Rail and wheel wear reduction

Has there ever been a study on redesigning the rail car wheel/axle so that each wheel runs on it’s own bearing on a stationary axle instead of the present setup? My thinking is that whenever the wheel/axle has to go around a curve, either the inside or the outside wheel has to slip on the rail causing rail/wheel wear. If the two wheels rolled independently of one another, this wear would not exist. I realize that a wheelset with a traction motor or a single disc brake rotor attached would require the present setup to work properly.

Look at the cross-section of a rail wheel it is not cylindrical but rather conical (cone shaped). As the wheel goes around a curve the wheel and its axle moves slightly to the outside of the curve. This moves the contact portion of the outer wheel closer to the rim and onto a section of the wheel with a larger diameter, at the same time the wheel on the inside rail is moved away from the rim onto a section of the wheel with a smaller diameter. Because the wheels now effectively have different diameters, the wheel on the outside will travel a greater distance for each revolution of the axle than the wheel on the inside.

To expand on what beaulieu said - On a dry day I can get a pretty good feel for wheel slippage on curves on our line. Up to about 2 degrees of curvature, you generally won’t hear anything.

On our 4 and 5.5 degree curves, there’s squealing aplenty - an indication that one or the other wheel is slipping.

Short of sidings, yard tracks, and some branches, you won’t find many curves that sharp on a Class 1 railroad.

There is a great deal of science and study that has been devoted to this question. See publications from TTCI, the Wheel/Rail Interface seminars put on by Advanced Rail Management and suppliers of rail lubrications systems such as Portec among others.

Lubrication is one fo the easiest ways to address this and in higher speed/ higher tonnage areas, this lubrication is moving towards top of rail rather than with gauge face lubrication. As noted above, the squeal is an indication of stress. On the top of rail this is where the wheel is trying to rotate around a vertical axis (torsion) in addition to traversing the horizontal curve of the track. This causes stress in the head of the rail which can lead to small cracks which can then develop into complete fractures.
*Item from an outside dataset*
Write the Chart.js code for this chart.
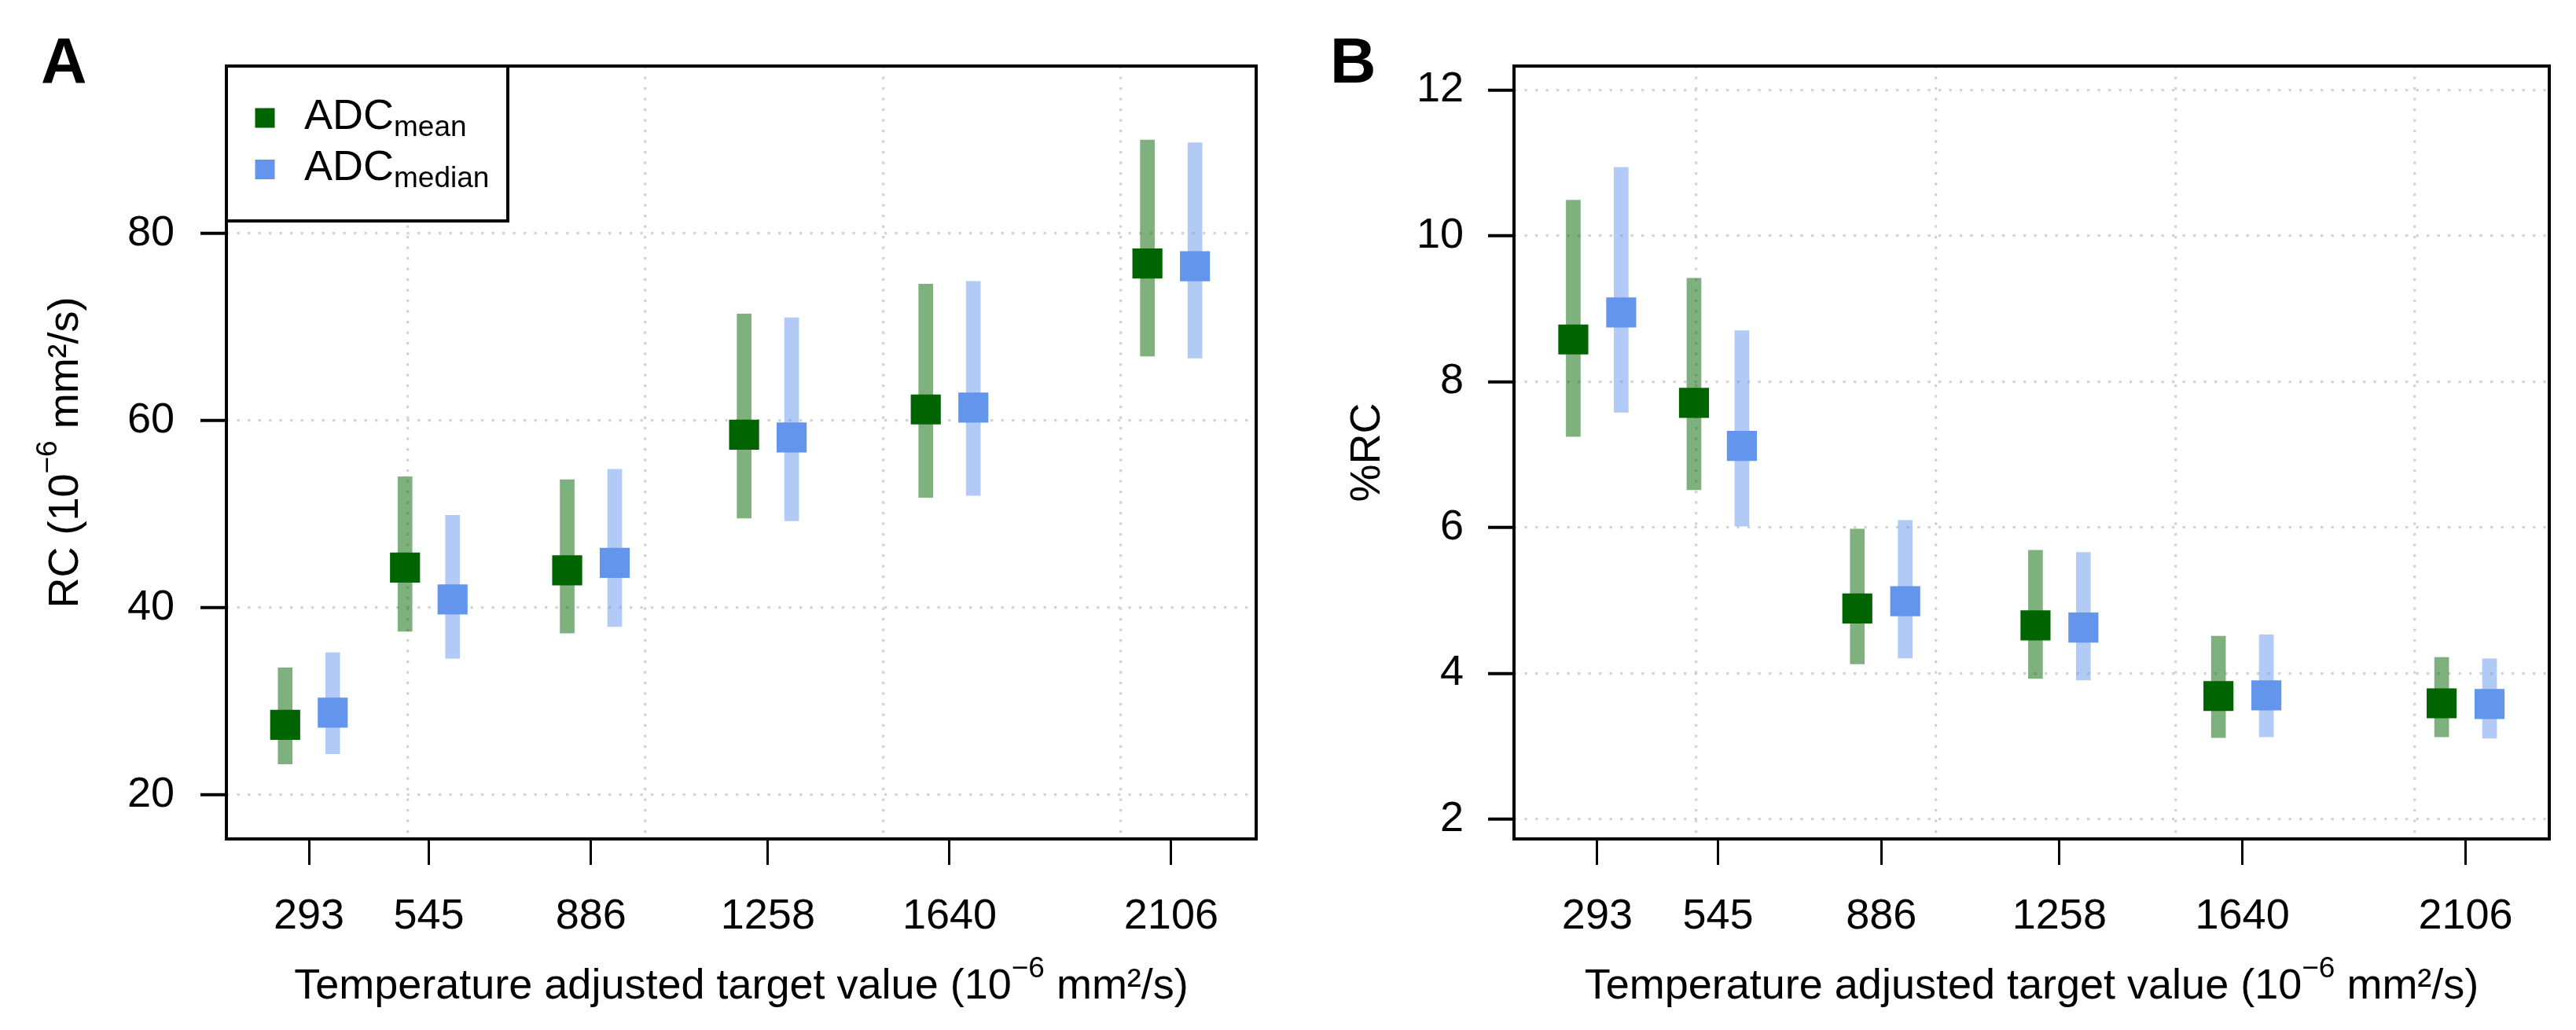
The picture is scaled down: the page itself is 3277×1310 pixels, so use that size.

Grinding of the rail head is another, though more expensive, means to address this issue. This is what is typically done to remove those shallow stress cracks from the torsional load of the wheel. Since it is easier to shape the rail head to an “average” wheel shape than try to re-shape every possible wheel that runs on it, you see a lot of effort directed to determining the optimum contour. This will vary based on type of service. UP’s triple track across Nebraska may need a different profile than Caltrain’s passenger line in California for example.

Close observation of wheels is equally important. UP pays a lot of attention to the wheel sets on the fleets of coal hoppers running and their owners typically have very good wheel maintenance specifications. Equally, systems with relatively captured equipment (Caltrain, Metra, etc) will also pay close attention to their wheels and have prgrams for truing, etc.

This only deals with the system as we have it now and does not answer the original thought about individual wheels without a common axle as a means to address this question. I have no good answer for that other than to note historical precedents where such systems have been used (Europe mostly?) and t

With no good answer to the problem, have any absurd solutions been put forth producing a Rube Goldberg humorous result?

I was going to make a joke about reinventing the wheel, but…

Guess I did.

Most locomotives now carry a Greaer for the Flanges now. It is a Stick of Solid Graphite mixed with a Grease of some sort that wears down and is repalaced at intervals. Keeps the Flanges lubed up and the friction down also.

Isn’t this problem solved by the Talgo, with each wheel turning separately? I believe that the reduced wear, to both wheel and rail, is one of the “selling points” of the unconventional Talgo system.

Talgo wheels do turn separately; but the wheels lose the self-truing effect of a conical tread and connecting axle. This apparently leads to a degree of lateral motion and substantial flange wear that is somewhat mitigated by the lighter wheel load while the u-frame (yoke) connecting the wheels has considerable unsprung mass. Perhaps the inertia of the coach and wheel-rail contact area help keep the wheels on a generally true course. Soft air springs dampen dynamic forces from the wheels to the coach body.

Talgos generally come with the recommended wheel truing and change-out facilities and require more attention than ordinary train wheels.

The Talgo system without an axle allows the car body to be lower without the axle intruding into the passenger space, at a cost of two additional bearings it works well for locomotive hauled passenger trains, not so good for EMUs and DMUs.

The tapered wheel tread solves this problem. When going around a curve the wheels shift on the rails so that the inner wheel runs on a shorter radius than the outer. Not perfect but it has been working a long time. The United Aircraft Turbotrains had free individual wheels as do the Talgos but this was more to accomdate the low floor level rather than for wheel wear. The Turboliners had cylindrical wheel treads. Wheel wear was never a problem although they used “B” hardness wheels. as opposed to the softer"C" wheels used in freight service.